» **Dataset content**:

▼▼▼

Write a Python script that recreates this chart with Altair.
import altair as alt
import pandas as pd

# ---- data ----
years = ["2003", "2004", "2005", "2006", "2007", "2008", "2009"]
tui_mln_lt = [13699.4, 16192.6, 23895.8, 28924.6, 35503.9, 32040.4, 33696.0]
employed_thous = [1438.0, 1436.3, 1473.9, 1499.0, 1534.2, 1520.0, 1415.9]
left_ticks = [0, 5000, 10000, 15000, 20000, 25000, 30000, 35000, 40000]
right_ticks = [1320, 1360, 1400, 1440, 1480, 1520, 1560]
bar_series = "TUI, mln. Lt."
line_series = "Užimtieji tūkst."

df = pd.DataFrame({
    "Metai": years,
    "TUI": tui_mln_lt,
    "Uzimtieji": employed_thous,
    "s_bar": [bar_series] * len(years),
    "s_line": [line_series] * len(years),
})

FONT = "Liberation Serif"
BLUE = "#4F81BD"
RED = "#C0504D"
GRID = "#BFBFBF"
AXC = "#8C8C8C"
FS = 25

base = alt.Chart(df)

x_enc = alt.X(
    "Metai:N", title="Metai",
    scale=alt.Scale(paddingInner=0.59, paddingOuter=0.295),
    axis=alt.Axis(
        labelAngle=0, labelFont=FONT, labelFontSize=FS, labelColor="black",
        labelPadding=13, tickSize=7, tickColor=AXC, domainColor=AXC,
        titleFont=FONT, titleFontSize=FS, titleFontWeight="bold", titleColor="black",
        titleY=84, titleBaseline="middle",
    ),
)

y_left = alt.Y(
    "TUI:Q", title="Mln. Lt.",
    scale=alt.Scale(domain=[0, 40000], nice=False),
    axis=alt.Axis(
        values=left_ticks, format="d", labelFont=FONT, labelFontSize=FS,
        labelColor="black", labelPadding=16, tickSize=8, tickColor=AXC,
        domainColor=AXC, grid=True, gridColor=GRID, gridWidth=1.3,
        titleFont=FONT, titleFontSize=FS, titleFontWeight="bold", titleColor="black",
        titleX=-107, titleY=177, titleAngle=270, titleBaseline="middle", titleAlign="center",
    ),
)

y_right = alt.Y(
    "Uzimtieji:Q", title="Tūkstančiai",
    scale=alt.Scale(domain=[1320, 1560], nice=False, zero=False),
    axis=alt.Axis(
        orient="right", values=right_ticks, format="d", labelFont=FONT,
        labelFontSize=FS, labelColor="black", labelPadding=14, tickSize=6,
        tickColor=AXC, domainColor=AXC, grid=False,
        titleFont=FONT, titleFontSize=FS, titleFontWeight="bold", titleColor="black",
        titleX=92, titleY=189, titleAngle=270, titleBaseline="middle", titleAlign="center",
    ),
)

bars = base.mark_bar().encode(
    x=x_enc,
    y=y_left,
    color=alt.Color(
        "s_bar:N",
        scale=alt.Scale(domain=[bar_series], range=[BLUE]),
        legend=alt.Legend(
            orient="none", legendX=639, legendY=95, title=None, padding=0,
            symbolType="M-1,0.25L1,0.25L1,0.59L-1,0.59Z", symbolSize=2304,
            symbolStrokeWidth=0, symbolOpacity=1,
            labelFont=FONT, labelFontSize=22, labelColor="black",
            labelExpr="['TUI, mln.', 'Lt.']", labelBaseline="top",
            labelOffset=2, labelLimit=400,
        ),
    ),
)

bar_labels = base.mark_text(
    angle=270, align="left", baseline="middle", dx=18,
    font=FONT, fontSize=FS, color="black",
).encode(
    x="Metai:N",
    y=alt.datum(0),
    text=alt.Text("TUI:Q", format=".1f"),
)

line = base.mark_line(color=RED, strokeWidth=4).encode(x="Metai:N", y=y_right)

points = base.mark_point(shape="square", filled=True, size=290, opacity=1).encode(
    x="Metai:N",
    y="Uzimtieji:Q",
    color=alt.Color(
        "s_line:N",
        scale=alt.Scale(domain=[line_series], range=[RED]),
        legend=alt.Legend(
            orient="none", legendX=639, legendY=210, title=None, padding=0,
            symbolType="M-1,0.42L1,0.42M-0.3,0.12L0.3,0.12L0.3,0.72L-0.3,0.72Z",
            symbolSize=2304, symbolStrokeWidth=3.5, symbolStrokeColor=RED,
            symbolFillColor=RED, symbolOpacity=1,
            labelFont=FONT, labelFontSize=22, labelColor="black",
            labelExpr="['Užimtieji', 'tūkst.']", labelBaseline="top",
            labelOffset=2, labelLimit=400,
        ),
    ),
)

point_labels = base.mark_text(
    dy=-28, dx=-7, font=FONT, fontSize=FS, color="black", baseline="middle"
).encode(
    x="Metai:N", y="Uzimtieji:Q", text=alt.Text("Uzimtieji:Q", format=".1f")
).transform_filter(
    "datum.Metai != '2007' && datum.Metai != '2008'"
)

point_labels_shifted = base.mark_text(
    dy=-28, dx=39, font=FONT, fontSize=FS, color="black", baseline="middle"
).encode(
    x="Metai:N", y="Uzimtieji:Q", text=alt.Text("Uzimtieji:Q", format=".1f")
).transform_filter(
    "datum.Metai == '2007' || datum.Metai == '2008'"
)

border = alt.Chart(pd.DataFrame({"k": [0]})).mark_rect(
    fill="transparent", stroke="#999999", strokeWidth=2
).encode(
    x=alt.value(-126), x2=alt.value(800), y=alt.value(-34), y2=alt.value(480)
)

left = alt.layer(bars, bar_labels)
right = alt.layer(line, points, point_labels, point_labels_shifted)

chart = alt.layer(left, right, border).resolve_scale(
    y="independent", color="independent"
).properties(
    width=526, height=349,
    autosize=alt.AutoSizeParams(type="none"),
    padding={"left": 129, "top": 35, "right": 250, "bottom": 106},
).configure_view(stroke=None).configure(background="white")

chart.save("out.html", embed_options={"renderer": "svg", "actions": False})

▲▲▲

» **Instruction**:
Copy out the material word for word and line for line.

» **Right answer**:
Write a Python script that recreates this chart with Altair.
import altair as alt
import pandas as pd

# ---- data ----
years = ["2003", "2004", "2005", "2006", "2007", "2008", "2009"]
tui_mln_lt = [13699.4, 16192.6, 23895.8, 28924.6, 35503.9, 32040.4, 33696.0]
employed_thous = [1438.0, 1436.3, 1473.9, 1499.0, 1534.2, 1520.0, 1415.9]
left_ticks = [0, 5000, 10000, 15000, 20000, 25000, 30000, 35000, 40000]
right_ticks = [1320, 1360, 1400, 1440, 1480, 1520, 1560]
bar_series = "TUI, mln. Lt."
line_series = "Užimtieji tūkst."

df = pd.DataFrame({
    "Metai": years,
    "TUI": tui_mln_lt,
    "Uzimtieji": employed_thous,
    "s_bar": [bar_series] * len(years),
    "s_line": [line_series] * len(years),
})

FONT = "Liberation Serif"
BLUE = "#4F81BD"
RED = "#C0504D"
GRID = "#BFBFBF"
AXC = "#8C8C8C"
FS = 25

base = alt.Chart(df)

x_enc = alt.X(
    "Metai:N", title="Metai",
    scale=alt.Scale(paddingInner=0.59, paddingOuter=0.295),
    axis=alt.Axis(
        labelAngle=0, labelFont=FONT, labelFontSize=FS, labelColor="black",
        labelPadding=13, tickSize=7, tickColor=AXC, domainColor=AXC,
        titleFont=FONT, titleFontSize=FS, titleFontWeight="bold", titleColor="black",
        titleY=84, titleBaseline="middle",
    ),
)

y_left = alt.Y(
    "TUI:Q", title="Mln. Lt.",
    scale=alt.Scale(domain=[0, 40000], nice=False),
    axis=alt.Axis(
        values=left_ticks, format="d", labelFont=FONT, labelFontSize=FS,
        labelColor="black", labelPadding=16, tickSize=8, tickColor=AXC,
        domainColor=AXC, grid=True, gridColor=GRID, gridWidth=1.3,
        titleFont=FONT, titleFontSize=FS, titleFontWeight="bold", titleColor="black",
        titleX=-107, titleY=177, titleAngle=270, titleBaseline="middle", titleAlign="center",
    ),
)

y_right = alt.Y(
    "Uzimtieji:Q", title="Tūkstančiai",
    scale=alt.Scale(domain=[1320, 1560], nice=False, zero=False),
    axis=alt.Axis(
        orient="right", values=right_ticks, format="d", labelFont=FONT,
        labelFontSize=FS, labelColor="black", labelPadding=14, tickSize=6,
        tickColor=AXC, domainColor=AXC, grid=False,
        titleFont=FONT, titleFontSize=FS, titleFontWeight="bold", titleColor="black",
        titleX=92, titleY=189, titleAngle=270, titleBaseline="middle", titleAlign="center",
    ),
)

bars = base.mark_bar().encode(
    x=x_enc,
    y=y_left,
    color=alt.Color(
        "s_bar:N",
        scale=alt.Scale(domain=[bar_series], range=[BLUE]),
        legend=alt.Legend(
            orient="none", legendX=639, legendY=95, title=None, padding=0,
            symbolType="M-1,0.25L1,0.25L1,0.59L-1,0.59Z", symbolSize=2304,
            symbolStrokeWidth=0, symbolOpacity=1,
            labelFont=FONT, labelFontSize=22, labelColor="black",
            labelExpr="['TUI, mln.', 'Lt.']", labelBaseline="top",
            labelOffset=2, labelLimit=400,
        ),
    ),
)

bar_labels = base.mark_text(
    angle=270, align="left", baseline="middle", dx=18,
    font=FONT, fontSize=FS, color="black",
).encode(
    x="Metai:N",
    y=alt.datum(0),
    text=alt.Text("TUI:Q", format=".1f"),
)

line = base.mark_line(color=RED, strokeWidth=4).encode(x="Metai:N", y=y_right)

points = base.mark_point(shape="square", filled=True, size=290, opacity=1).encode(
    x="Metai:N",
    y="Uzimtieji:Q",
    color=alt.Color(
        "s_line:N",
        scale=alt.Scale(domain=[line_series], range=[RED]),
        legend=alt.Legend(
            orient="none", legendX=639, legendY=210, title=None, padding=0,
            symbolType="M-1,0.42L1,0.42M-0.3,0.12L0.3,0.12L0.3,0.72L-0.3,0.72Z",
            symbolSize=2304, symbolStrokeWidth=3.5, symbolStrokeColor=RED,
            symbolFillColor=RED, symbolOpacity=1,
            labelFont=FONT, labelFontSize=22, labelColor="black",
            labelExpr="['Užimtieji', 'tūkst.']", labelBaseline="top",
            labelOffset=2, labelLimit=400,
        ),
    ),
)

point_labels = base.mark_text(
    dy=-28, dx=-7, font=FONT, fontSize=FS, color="black", baseline="middle"
).encode(
    x="Metai:N", y="Uzimtieji:Q", text=alt.Text("Uzimtieji:Q", format=".1f")
).transform_filter(
    "datum.Metai != '2007' && datum.Metai != '2008'"
)

point_labels_shifted = base.mark_text(
    dy=-28, dx=39, font=FONT, fontSize=FS, color="black", baseline="middle"
).encode(
    x="Metai:N", y="Uzimtieji:Q", text=alt.Text("Uzimtieji:Q", format=".1f")
).transform_filter(
    "datum.Metai == '2007' || datum.Metai == '2008'"
)

border = alt.Chart(pd.DataFrame({"k": [0]})).mark_rect(
    fill="transparent", stroke="#999999", strokeWidth=2
).encode(
    x=alt.value(-126), x2=alt.value(800), y=alt.value(-34), y2=alt.value(480)
)

left = alt.layer(bars, bar_labels)
right = alt.layer(line, points, point_labels, point_labels_shifted)

chart = alt.layer(left, right, border).resolve_scale(
    y="independent", color="independent"
).properties(
    width=526, height=349,
    autosize=alt.AutoSizeParams(type="none"),
    padding={"left": 129, "top": 35, "right": 250, "bottom": 106},
).configure_view(stroke=None).configure(background="white")

chart.save("out.html", embed_options={"renderer": "svg", "actions": False})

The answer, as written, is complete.